Anyway, as this went on into the second week, most people I spoke to (usually brief, simple, meaningful conversations) shared the thought and question, "Will we retain this feeling, or will it in a few months go back just to the same busyness and brusqueness, the way it had always been in NYC?" We pretty much knew it would be going back to that, but would something be retained, and/or how could some of this wonderful spirit be retained.

[From this I formulated the concept of "Keep It Alive," which was to be that every Friday night in certain parks, such as Union Square, a microphone would be hooked into a simple amp monitor, such as musicians use, and people would take their turns for a few minutes each, just freely expressing their hearts to the gathered group. It would be a weekly ritual of sharing of feelings and thoughts, not a debate (although some of that would be inevitable) but just letting someone speak. The underlying point would be to keep alive the spirit of love, reflection, listening, openness, the whole spiritual quality that had opened up in response to 9/11 event.

A year later (could it have been only a year?), I moved to Vermont, and I radio show based on free and open conversation, on radio free brattleboro, and decided to call it... "Keep It Alive."]

So, my point is that indeed eventually things did go back to "normal" so that there was no apparent trace of this special spirit that everyone was feeling for awhile. Human beings do have the potential to live truly spiritual lives, but the "system" is such that it will disappear very shortly after something especially tragic has elicited it.


Blogger RAB said...

I'm a New Yorker who lived then, and still do, probably close to where HomeyM was living then -- far enough from Ground Zero that I didn't have to evacuate my home, but close enough that I had to pass through several police barricades to get anywhere else -- and I pretty much agree with the above. I hope both Homey and your good self will forgive me if I differ on one small point of personal interpretation.

This is an accurate description of the mood on the streets at that time...but it would be a mistake to consider this attitude something that just appeared that day in response to a massive trauma, and that dissipated as life returned to normal. The New York City I've always known is a place where passersby will help someone in distress, or share a quip or a compliment with a total stranger. This is a place where people actively cultivate the attitude of "I'm a New Yorker, I've seen it all before, nothing surprises or impresses me" and are secretly proud of the unjustly bad reputation the city has suffered for so many years, because it makes us look really tough for "surviving" it.

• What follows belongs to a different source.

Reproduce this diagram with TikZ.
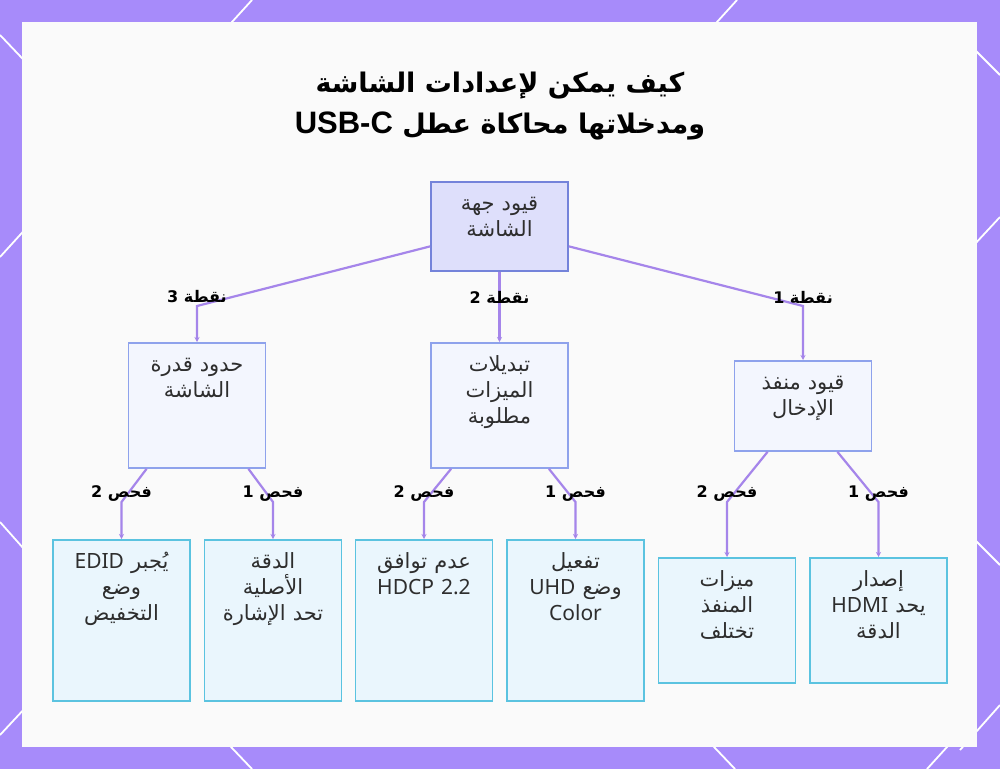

When people elsewhere saw New Yorkers "coming together" on television, they were really seeing what life is like here every day, on a smaller scale. The way London responded to the Blitz is legendary -- but it's really just what decent people do in the face of a disaster. Did America or the world expect something different? Did they think New Yorkers were a colder, more unfeeling breed of person?

If HomeyM were in New York now, I'd suggest walking over to Union Square or Washington Square Park to see how people hang out together even without the spectre of death in the air. Just walk past the guy selling the "My dick would make a better president than your Bush" t-shirts and you'll spot them there every night...

Blogger SRBissette said...

Thanks for the post, rab! My own experience with NYC was less benevolent -- I had the shit kicked out of me (and wasn't robbed) for chuckles back in '78, and though I've spent plenty of time in the city since, never warmed to it, though I've got some great friends there and love aspects of the city. I tend to visit only when necessary, get my business done, and get the fuck out; though I long ago healed from that trashing physically, it was a nasty lesson and one I'll never forget.

Anyhoot, both HomeyM and you are more urban dwellers, and it's great to read various accounts of the reality of the time and place. Thanks for sharing that, and I'll direct HomeyM to your comment, too.